Aim of the task: Your task is to print all of the data word for word.
----------
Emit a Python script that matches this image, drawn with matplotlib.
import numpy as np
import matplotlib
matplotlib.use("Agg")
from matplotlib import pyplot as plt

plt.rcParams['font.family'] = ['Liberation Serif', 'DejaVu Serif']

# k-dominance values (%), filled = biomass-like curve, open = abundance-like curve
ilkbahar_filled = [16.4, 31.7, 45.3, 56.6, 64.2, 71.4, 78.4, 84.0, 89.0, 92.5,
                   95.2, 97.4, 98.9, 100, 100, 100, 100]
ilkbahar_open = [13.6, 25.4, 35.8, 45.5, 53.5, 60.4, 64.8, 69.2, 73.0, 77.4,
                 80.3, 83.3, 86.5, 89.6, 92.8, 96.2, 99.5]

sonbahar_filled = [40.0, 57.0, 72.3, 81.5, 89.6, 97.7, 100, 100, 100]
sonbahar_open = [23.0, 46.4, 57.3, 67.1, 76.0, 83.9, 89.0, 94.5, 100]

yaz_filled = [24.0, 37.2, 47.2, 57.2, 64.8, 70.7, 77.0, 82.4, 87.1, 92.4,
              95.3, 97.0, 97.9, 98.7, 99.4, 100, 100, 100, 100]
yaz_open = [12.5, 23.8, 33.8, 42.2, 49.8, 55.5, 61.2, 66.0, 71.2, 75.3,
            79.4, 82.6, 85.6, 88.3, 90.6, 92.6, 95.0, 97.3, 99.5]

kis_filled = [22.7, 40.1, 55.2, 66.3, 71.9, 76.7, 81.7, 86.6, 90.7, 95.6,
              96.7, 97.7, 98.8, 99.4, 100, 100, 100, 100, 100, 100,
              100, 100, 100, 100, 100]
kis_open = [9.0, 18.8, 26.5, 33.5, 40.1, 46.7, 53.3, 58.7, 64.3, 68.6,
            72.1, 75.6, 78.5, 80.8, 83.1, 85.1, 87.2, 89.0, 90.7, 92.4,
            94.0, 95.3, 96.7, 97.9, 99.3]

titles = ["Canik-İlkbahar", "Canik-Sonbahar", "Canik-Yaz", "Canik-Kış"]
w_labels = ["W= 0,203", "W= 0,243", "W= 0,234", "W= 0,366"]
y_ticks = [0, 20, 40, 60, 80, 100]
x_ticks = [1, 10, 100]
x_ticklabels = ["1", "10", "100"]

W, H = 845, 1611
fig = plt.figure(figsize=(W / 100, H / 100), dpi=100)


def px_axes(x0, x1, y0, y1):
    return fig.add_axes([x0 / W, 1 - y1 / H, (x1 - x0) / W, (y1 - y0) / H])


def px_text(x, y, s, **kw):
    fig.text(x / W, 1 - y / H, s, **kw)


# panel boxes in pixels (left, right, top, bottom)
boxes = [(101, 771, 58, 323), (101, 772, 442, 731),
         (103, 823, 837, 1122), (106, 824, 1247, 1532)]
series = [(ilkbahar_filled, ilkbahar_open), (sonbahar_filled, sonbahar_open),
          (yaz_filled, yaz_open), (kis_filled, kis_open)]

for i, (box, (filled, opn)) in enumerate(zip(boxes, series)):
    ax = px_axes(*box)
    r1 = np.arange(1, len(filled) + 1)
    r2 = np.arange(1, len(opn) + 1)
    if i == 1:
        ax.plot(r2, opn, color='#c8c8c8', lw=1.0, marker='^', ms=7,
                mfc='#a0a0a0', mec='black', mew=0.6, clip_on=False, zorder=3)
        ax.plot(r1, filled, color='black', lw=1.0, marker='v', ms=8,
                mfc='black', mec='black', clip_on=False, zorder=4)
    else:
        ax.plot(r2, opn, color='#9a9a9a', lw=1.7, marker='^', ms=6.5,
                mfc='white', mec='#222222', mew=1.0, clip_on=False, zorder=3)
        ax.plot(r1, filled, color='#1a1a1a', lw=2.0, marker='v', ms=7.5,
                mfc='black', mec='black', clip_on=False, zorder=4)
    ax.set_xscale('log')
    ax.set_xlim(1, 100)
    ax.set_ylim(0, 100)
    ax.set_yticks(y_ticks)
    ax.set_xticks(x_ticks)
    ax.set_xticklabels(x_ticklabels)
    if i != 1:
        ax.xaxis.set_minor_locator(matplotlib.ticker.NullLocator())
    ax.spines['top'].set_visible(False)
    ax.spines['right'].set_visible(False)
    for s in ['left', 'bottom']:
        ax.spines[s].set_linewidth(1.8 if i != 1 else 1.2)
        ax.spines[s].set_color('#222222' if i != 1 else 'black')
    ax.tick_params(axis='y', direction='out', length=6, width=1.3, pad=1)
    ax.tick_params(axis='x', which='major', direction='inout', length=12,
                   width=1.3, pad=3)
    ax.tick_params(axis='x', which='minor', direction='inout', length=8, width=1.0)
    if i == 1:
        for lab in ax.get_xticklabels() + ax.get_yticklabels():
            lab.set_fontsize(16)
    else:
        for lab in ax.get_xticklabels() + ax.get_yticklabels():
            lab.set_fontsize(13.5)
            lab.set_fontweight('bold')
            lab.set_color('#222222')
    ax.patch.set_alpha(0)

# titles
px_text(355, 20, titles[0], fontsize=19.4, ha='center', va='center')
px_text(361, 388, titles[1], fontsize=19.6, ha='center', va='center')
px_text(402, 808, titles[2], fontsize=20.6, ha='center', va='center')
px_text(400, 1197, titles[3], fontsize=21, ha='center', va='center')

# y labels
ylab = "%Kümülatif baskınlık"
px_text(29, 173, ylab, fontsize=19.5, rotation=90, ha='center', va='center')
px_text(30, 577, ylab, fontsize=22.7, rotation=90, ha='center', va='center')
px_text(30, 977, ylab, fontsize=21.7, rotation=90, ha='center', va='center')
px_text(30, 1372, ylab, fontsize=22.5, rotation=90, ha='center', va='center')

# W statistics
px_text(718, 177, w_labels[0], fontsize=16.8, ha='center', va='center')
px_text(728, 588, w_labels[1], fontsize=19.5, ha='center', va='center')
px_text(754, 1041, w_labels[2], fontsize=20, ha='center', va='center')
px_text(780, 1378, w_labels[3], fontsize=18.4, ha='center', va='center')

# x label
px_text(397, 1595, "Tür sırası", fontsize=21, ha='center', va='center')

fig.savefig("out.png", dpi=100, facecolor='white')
----------
Answer to the exercise:
Emit a Python script that matches this image, drawn with matplotlib.
import numpy as np
import matplotlib
matplotlib.use("Agg")
from matplotlib import pyplot as plt

plt.rcParams['font.family'] = ['Liberation Serif', 'DejaVu Serif']

# k-dominance values (%), filled = biomass-like curve, open = abundance-like curve
ilkbahar_filled = [16.4, 31.7, 45.3, 56.6, 64.2, 71.4, 78.4, 84.0, 89.0, 92.5,
                   95.2, 97.4, 98.9, 100, 100, 100, 100]
ilkbahar_open = [13.6, 25.4, 35.8, 45.5, 53.5, 60.4, 64.8, 69.2, 73.0, 77.4,
                 80.3, 83.3, 86.5, 89.6, 92.8, 96.2, 99.5]

sonbahar_filled = [40.0, 57.0, 72.3, 81.5, 89.6, 97.7, 100, 100, 100]
sonbahar_open = [23.0, 46.4, 57.3, 67.1, 76.0, 83.9, 89.0, 94.5, 100]

yaz_filled = [24.0, 37.2, 47.2, 57.2, 64.8, 70.7, 77.0, 82.4, 87.1, 92.4,
              95.3, 97.0, 97.9, 98.7, 99.4, 100, 100, 100, 100]
yaz_open = [12.5, 23.8, 33.8, 42.2, 49.8, 55.5, 61.2, 66.0, 71.2, 75.3,
            79.4, 82.6, 85.6, 88.3, 90.6, 92.6, 95.0, 97.3, 99.5]

kis_filled = [22.7, 40.1, 55.2, 66.3, 71.9, 76.7, 81.7, 86.6, 90.7, 95.6,
              96.7, 97.7, 98.8, 99.4, 100, 100, 100, 100, 100, 100,
              100, 100, 100, 100, 100]
kis_open = [9.0, 18.8, 26.5, 33.5, 40.1, 46.7, 53.3, 58.7, 64.3, 68.6,
            72.1, 75.6, 78.5, 80.8, 83.1, 85.1, 87.2, 89.0, 90.7, 92.4,
            94.0, 95.3, 96.7, 97.9, 99.3]

titles = ["Canik-İlkbahar", "Canik-Sonbahar", "Canik-Yaz", "Canik-Kış"]
w_labels = ["W= 0,203", "W= 0,243", "W= 0,234", "W= 0,366"]
y_ticks = [0, 20, 40, 60, 80, 100]
x_ticks = [1, 10, 100]
x_ticklabels = ["1", "10", "100"]

W, H = 845, 1611
fig = plt.figure(figsize=(W / 100, H / 100), dpi=100)


def px_axes(x0, x1, y0, y1):
    return fig.add_axes([x0 / W, 1 - y1 / H, (x1 - x0) / W, (y1 - y0) / H])


def px_text(x, y, s, **kw):
    fig.text(x / W, 1 - y / H, s, **kw)


# panel boxes in pixels (left, right, top, bottom)
boxes = [(101, 771, 58, 323), (101, 772, 442, 731),
         (103, 823, 837, 1122), (106, 824, 1247, 1532)]
series = [(ilkbahar_filled, ilkbahar_open), (sonbahar_filled, sonbahar_open),
          (yaz_filled, yaz_open), (kis_filled, kis_open)]

for i, (box, (filled, opn)) in enumerate(zip(boxes, series)):
    ax = px_axes(*box)
    r1 = np.arange(1, len(filled) + 1)
    r2 = np.arange(1, len(opn) + 1)
    if i == 1:
        ax.plot(r2, opn, color='#c8c8c8', lw=1.0, marker='^', ms=7,
                mfc='#a0a0a0', mec='black', mew=0.6, clip_on=False, zorder=3)
        ax.plot(r1, filled, color='black', lw=1.0, marker='v', ms=8,
                mfc='black', mec='black', clip_on=False, zorder=4)
    else:
        ax.plot(r2, opn, color='#9a9a9a', lw=1.7, marker='^', ms=6.5,
                mfc='white', mec='#222222', mew=1.0, clip_on=False, zorder=3)
        ax.plot(r1, filled, color='#1a1a1a', lw=2.0, marker='v', ms=7.5,
                mfc='black', mec='black', clip_on=False, zorder=4)
    ax.set_xscale('log')
    ax.set_xlim(1, 100)
    ax.set_ylim(0, 100)
    ax.set_yticks(y_ticks)
    ax.set_xticks(x_ticks)
    ax.set_xticklabels(x_ticklabels)
    if i != 1:
        ax.xaxis.set_minor_locator(matplotlib.ticker.NullLocator())
    ax.spines['top'].set_visible(False)
    ax.spines['right'].set_visible(False)
    for s in ['left', 'bottom']:
        ax.spines[s].set_linewidth(1.8 if i != 1 else 1.2)
        ax.spines[s].set_color('#222222' if i != 1 else 'black')
    ax.tick_params(axis='y', direction='out', length=6, width=1.3, pad=1)
    ax.tick_params(axis='x', which='major', direction='inout', length=12,
                   width=1.3, pad=3)
    ax.tick_params(axis='x', which='minor', direction='inout', length=8, width=1.0)
    if i == 1:
        for lab in ax.get_xticklabels() + ax.get_yticklabels():
            lab.set_fontsize(16)
    else:
        for lab in ax.get_xticklabels() + ax.get_yticklabels():
            lab.set_fontsize(13.5)
            lab.set_fontweight('bold')
            lab.set_color('#222222')
    ax.patch.set_alpha(0)

# titles
px_text(355, 20, titles[0], fontsize=19.4, ha='center', va='center')
px_text(361, 388, titles[1], fontsize=19.6, ha='center', va='center')
px_text(402, 808, titles[2], fontsize=20.6, ha='center', va='center')
px_text(400, 1197, titles[3], fontsize=21, ha='center', va='center')

# y labels
ylab = "%Kümülatif baskınlık"
px_text(29, 173, ylab, fontsize=19.5, rotation=90, ha='center', va='center')
px_text(30, 577, ylab, fontsize=22.7, rotation=90, ha='center', va='center')
px_text(30, 977, ylab, fontsize=21.7, rotation=90, ha='center', va='center')
px_text(30, 1372, ylab, fontsize=22.5, rotation=90, ha='center', va='center')

# W statistics
px_text(718, 177, w_labels[0], fontsize=16.8, ha='center', va='center')
px_text(728, 588, w_labels[1], fontsize=19.5, ha='center', va='center')
px_text(754, 1041, w_labels[2], fontsize=20, ha='center', va='center')
px_text(780, 1378, w_labels[3], fontsize=18.4, ha='center', va='center')

# x label
px_text(397, 1595, "Tür sırası", fontsize=21, ha='center', va='center')

fig.savefig("out.png", dpi=100, facecolor='white')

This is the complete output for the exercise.